大住良之の「この世界のコーナーエリアから」第131回「消えた航空会社」「戒厳令の夕闇」(2)【1978年アルゼンチンW杯「初の南米」取材】の画像
1年後の1978年W杯に備えて、メディア関係の仕事をしていた準備委員会の人びとと。(c)M.Tomikoshi

 サッカーは無数のディテール(詳細)であふれている。サッカージャーナリスト大住良之による、重箱の隅をつつくような「超マニアックコラム」。今回は、「地球の裏側で…」。

■「消えた」世界最大の航空会社

「パンナム」などという航空会社の名前さえ、今は知らない人が多いに違いない。1927年に設立され、フロリダのキーウェストとキューバのハバナを結ぶ路線からスタート。「パン」は「すべて」を意味し、「汎」という文字が当てられるギリシャ語由来の言葉で、「全アメリカ」は、南北アメリカ大陸をカバーすることを目指した名称だった。

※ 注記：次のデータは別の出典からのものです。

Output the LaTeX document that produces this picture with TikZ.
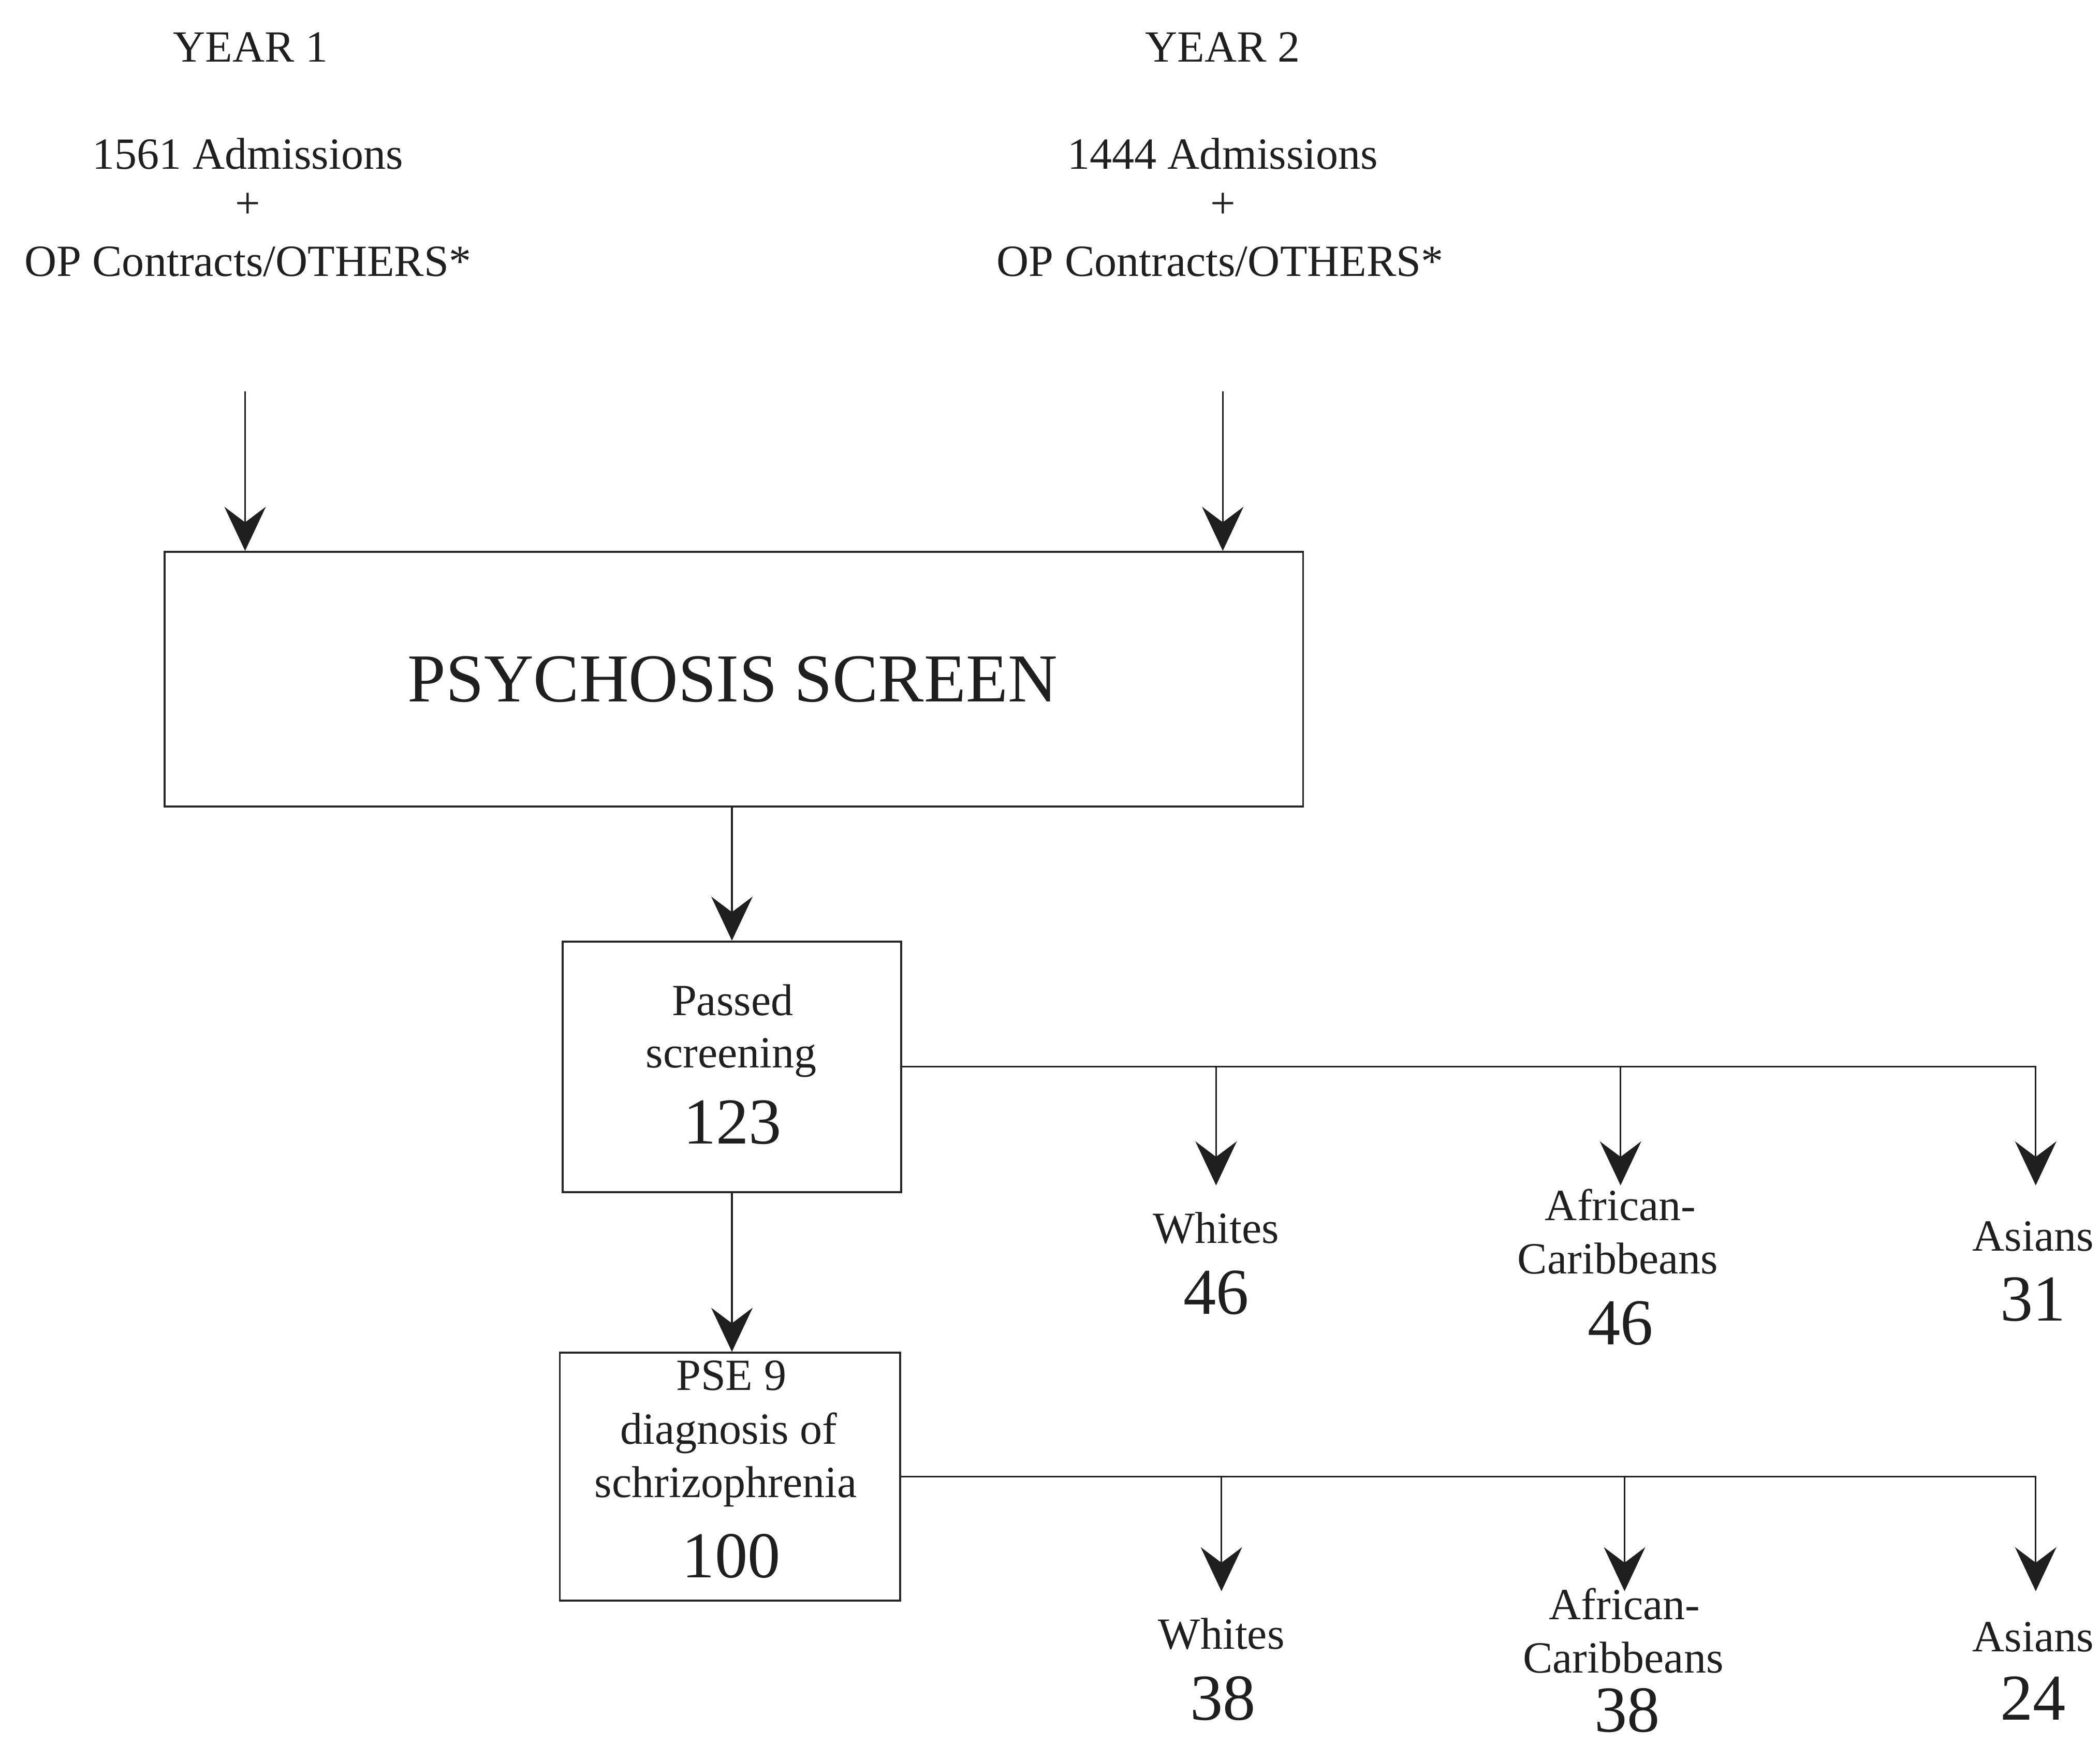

 アメリカ国内の路線には興味を示さず、南米へと路線を広げた後、1930年代には大西洋をまたぐヨーロッパ路線、さらには太平洋を横断するアジア路線と世界に向かって翼を広げ、第二次大戦後はボーイング707や747などジェット旅客機の開発にまで関わった。毎日、東回りと西回りの2本の「世界一周便」を出していたことでも、同時の「パンナム」の威勢がわかる。現在も世界の一流ホテルチェーンのひとつである「インターコンチネンタル」は、「パンナム」のホテル部門だった。

 1976年には、ボーイング747SPという長距離機を就航させ、東京(羽田)とニューヨーク間約1万6000キロを世界で初めて無着陸で飛び、毎日、運行するようになる。私が南米に初めて行った頃は、間違いなく世界で最大の航空会社だった。ただ、おそらく、この頃がこの航空会社の最盛期だったのだろう。1980年代に入ると経営の失敗やテロによる爆破事件などで急速に地位を落とし、1991年には経営破綻して、その歴史の幕を閉じた。